* Start *

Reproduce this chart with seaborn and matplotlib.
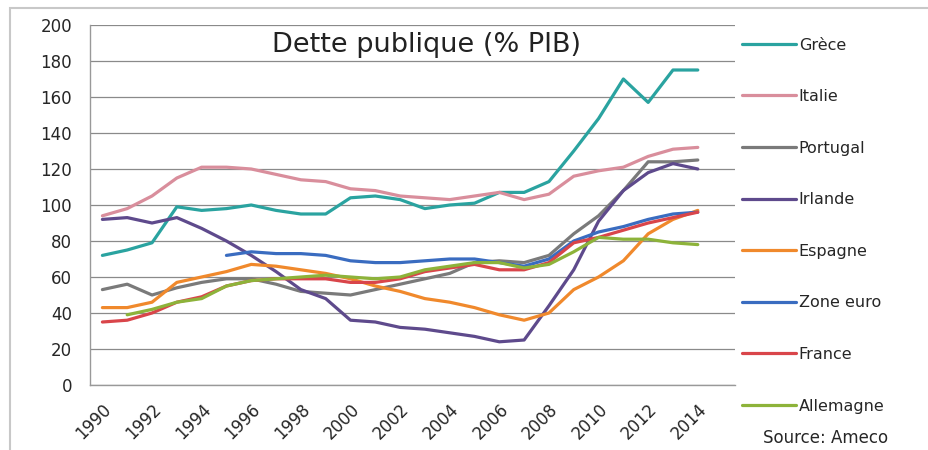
import numpy as np
import pandas as pd
import matplotlib
matplotlib.use("Agg")
import matplotlib.pyplot as plt
from matplotlib.lines import Line2D
from matplotlib.patches import Rectangle
import seaborn as sns

# Dette publique en % du PIB (source Ameco)
years = list(range(1990, 2015))
grece = [72, 75, 79, 99, 97, 98, 100, 97, 95, 95, 104, 105, 103, 98, 100, 101,
         107, 107, 113, 130, 148, 170, 157, 175, 175]
italie = [94, 98, 105, 115, 121, 121, 120, 117, 114, 113, 109, 108, 105, 104, 103, 105,
          107, 103, 106, 116, 119, 121, 127, 131, 132]
portugal = [53, 56, 50, 54, 57, 59, 59, 56, 52, 51, 50, 53, 56, 59, 62, 68,
            69, 68, 72, 84, 94, 108, 124, 124, 125]
irlande = [92, 93, 90, 93, 87, 80, 72, 63, 53, 48, 36, 35, 32, 31, 29, 27,
           24, 25, 44, 64, 91, 108, 118, 123, 120]
espagne = [43, 43, 46, 57, 60, 63, 67, 66, 64, 62, 59, 55, 52, 48, 46, 43,
           39, 36, 40, 53, 60, 69, 84, 92, 97]
zone_euro = [None, None, None, None, None, 72, 74, 73, 73, 72, 69, 68, 68, 69, 70, 70,
             68, 66, 70, 80, 85, 88, 92, 95, 96]
france = [35, 36, 40, 46, 49, 55, 58, 59, 59, 59, 57, 57, 59, 63, 65, 67,
          64, 64, 68, 79, 82, 86, 90, 93, 96]
allemagne = [None, 39, 42, 46, 48, 55, 58, 59, 60, 61, 60, 59, 60, 64, 66, 68,
             68, 65, 67, 74, 82, 81, 81, 79, 78]

pays = ["Grèce", "Italie", "Portugal", "Irlande", "Espagne", "Zone euro", "France", "Allemagne"]
series = [grece, italie, portugal, irlande, espagne, zone_euro, france, allemagne]
couleurs = ["#2aa3a0", "#d98e9c", "#7a7a7a", "#5e4a8c", "#f0892c", "#3a6cc0", "#d9454a", "#8db33a"]

df = pd.DataFrame({"Année": years})
for p, s in zip(pays, series):
    df[p] = s
df = df.melt(id_vars="Année", var_name="Pays", value_name="Dette").dropna()

sns.set_style("white")
plt.rcParams["font.family"] = ["DejaVu Sans"]

fig = plt.figure(figsize=(9.29, 4.5), dpi=100)
ax = fig.add_axes([90 / 929, 1 - 385 / 450, 645 / 929, 360 / 450])

sns.lineplot(data=df, x="Année", y="Dette", hue="Pays", hue_order=pays,
             palette=couleurs, linewidth=2.3, legend=False, ax=ax)

ax.set_xlim(1989.5, 2015.5)
ax.set_ylim(0, 200)
ax.set_yticks(range(0, 201, 20))
ax.set_xticks(range(1990, 2015, 2))
ax.set_xticks(np.arange(1989.5, 2016, 1), minor=True)
ax.set_xticklabels([str(y) for y in range(1990, 2015, 2)], rotation=45,
                   ha="right", rotation_mode="anchor", fontsize=12)
ax.tick_params(axis="x", which="major", length=0, pad=11)
ax.tick_params(axis="x", which="minor", length=6, color="#999999", width=1)
ax.tick_params(axis="y", length=8, color="#888888", width=1, labelsize=12, pad=5)
ax.set_xlabel("")
ax.set_ylabel("")

ax.grid(axis="y", color="#8a8a8a", linewidth=0.9)
ax.set_axisbelow(True)
for side in ["top", "right"]:
    ax.spines[side].set_visible(False)
for side in ["left", "bottom"]:
    ax.spines[side].set_color("#999999")
    ax.spines[side].set_linewidth(1)

ax.text(0.522, 0.944, "Dette publique (% PIB)", transform=ax.transAxes,
        ha="center", va="center", fontsize=19.5, color="#222222")

handles = [Line2D([], [], color=c, linewidth=2.3) for c in couleurs]
fig.legend(handles, pays, loc="upper left",
           bbox_to_anchor=(742 / 929, 1 - 37.5 / 450), bbox_transform=fig.transFigure,
           frameon=False, fontsize=11.5, handlelength=3.4, handletextpad=0.15,
           labelspacing=2.29, borderpad=0, borderaxespad=0)

fig.text(763 / 929, 1 - 438 / 450, "Source: Ameco", fontsize=12, va="center", ha="left")

fig.patches.append(Rectangle((10 / 929, -0.01), 1.0, 1 - 8 / 450 + 0.01,
                             transform=fig.transFigure, fill=False,
                             edgecolor="#c8c8c8", linewidth=1.5))

fig.savefig("out.png", dpi=100)
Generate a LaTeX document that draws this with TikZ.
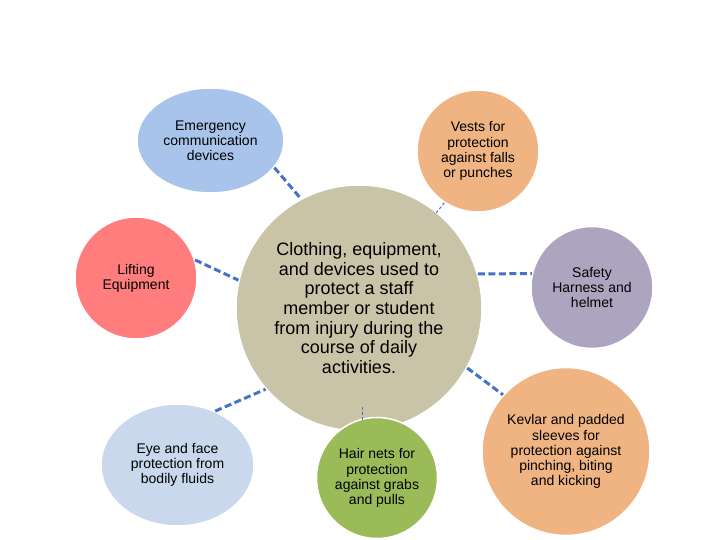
\documentclass[tikz,border=0pt]{standalone}
\usepackage{fontspec}
\setmainfont{Liberation Sans}
\usetikzlibrary{shapes.geometric,calc}
\definecolor{cCentral}{RGB}{201,195,168}
\definecolor{cEmerg}{RGB}{168,196,234}
\definecolor{cOrange}{RGB}{240,180,130}
\definecolor{cRed}{RGB}{255,125,125}
\definecolor{cPurple}{RGB}{173,164,191}
\definecolor{cEye}{RGB}{201,216,236}
\definecolor{cGreen}{RGB}{155,187,89}
\definecolor{cLink}{RGB}{68,114,196}
\tikzset{
  bubble/.style={circle, draw=white, line width=1.5pt, inner sep=0pt, align=center, font=\fontsize{14}{15.1}\selectfont},
  oval/.style={ellipse, draw=white, line width=1.5pt, inner sep=0pt, align=center, font=\fontsize{14}{15}\selectfont},
  thicklink/.style={draw=cLink, line width=3pt, dash pattern=on 7pt off 3.5pt},
  thinlink/.style={draw=cLink, line width=1pt, dash pattern=on 3pt off 2pt}
}
\begin{document}
\begin{tikzpicture}[x=1pt,y=-1pt]
\useasboundingbox (0,0) rectangle (720,540);
\node[bubble, fill=cCentral, minimum size=246pt, font=\fontsize{18}{19.7}\selectfont] (c) at (359,308)
  {Clothing, equipment,\\and devices used to\\protect a staff\\member or student\\from injury during the\\course of daily\\activities.};
\node[oval, fill=cEmerg, minimum width=147pt, minimum height=105pt] (e) at (210.5,140.5)
  {Emergency\\communication\\devices};
\node[bubble, fill=cOrange, minimum size=122pt] (v) at (478,151)
  {Vests for\\protection\\against falls\\or punches};
\node[bubble, fill=cRed, minimum size=122pt] (l) at (136,278)
  {Lifting\\Equipment};
\node[bubble, fill=cPurple, minimum size=122pt] (s) at (592,287.5)
  {Safety\\Harness and\\helmet};
\node[bubble, fill=cOrange, minimum size=168pt] (k) at (566,451.5)
  {Kevlar and padded\\sleeves for\\protection against\\pinching, biting\\and kicking};
\node[oval, fill=cEye, minimum width=153pt, minimum height=122pt] (y) at (177.5,465)
  {Eye and face\\protection from\\bodily fluids};
\node[bubble, fill=cGreen, minimum size=121pt] (h) at (377,478)
  {Hair nets for\\protection\\against grabs\\and pulls};
% connectors
\draw[thicklink] (e.-23) -- (c.118);
\draw[thinlink] (v.-123) -- ($(v.-123)!13pt!(c.center)$);
\draw[thicklink] (l.17) -- (c.167);
\draw[thicklink] (c.16) -- (s.167);
\draw[thicklink] (c.-29) -- (k.138);
\draw[thicklink] (y.55) -- (c.-139);
\coordinate (htop) at ($(h.north)+(-15,-10)$);
\coordinate (hbot) at ($(h.north)+(-15,5)$);
\draw[thinlink] (htop) -- (hbot);
\end{tikzpicture}
\end{document}
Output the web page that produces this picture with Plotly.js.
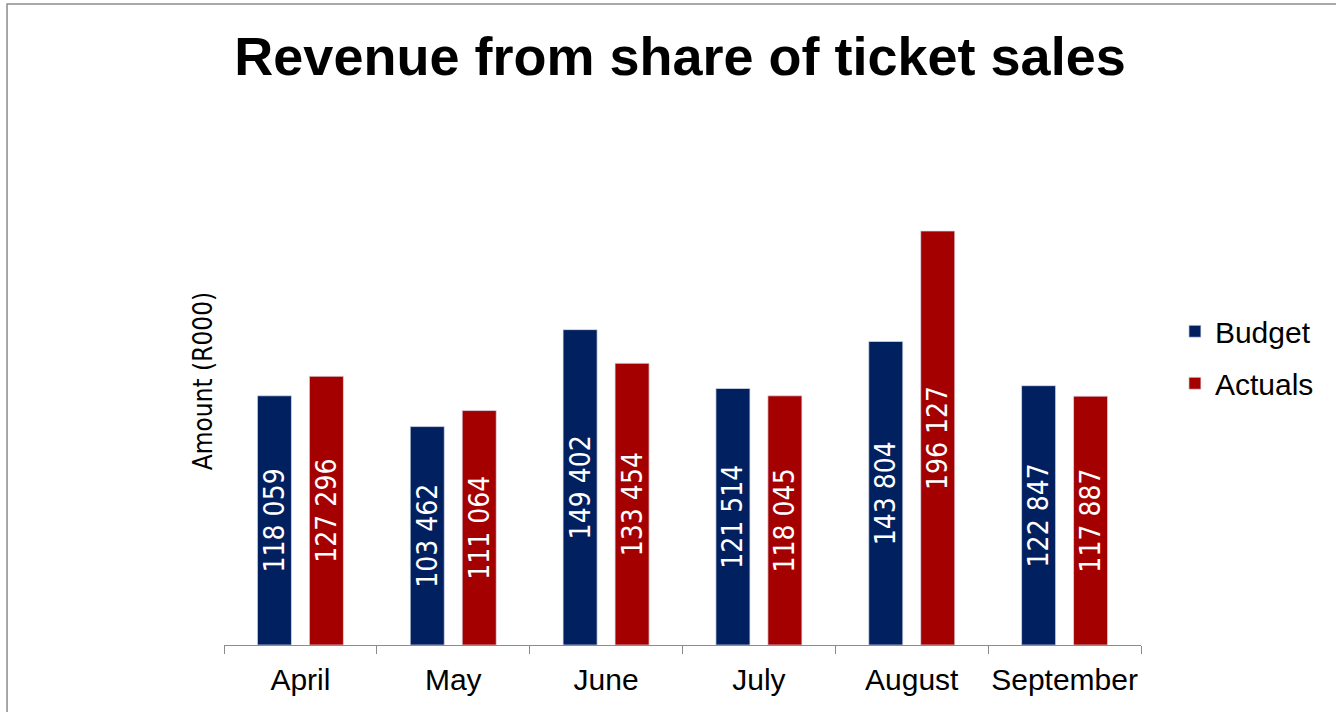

* End *

== STATED TASK ==
Say how many lines of the listing above contain "this", with no other words.

== IN RESPONSE ==
3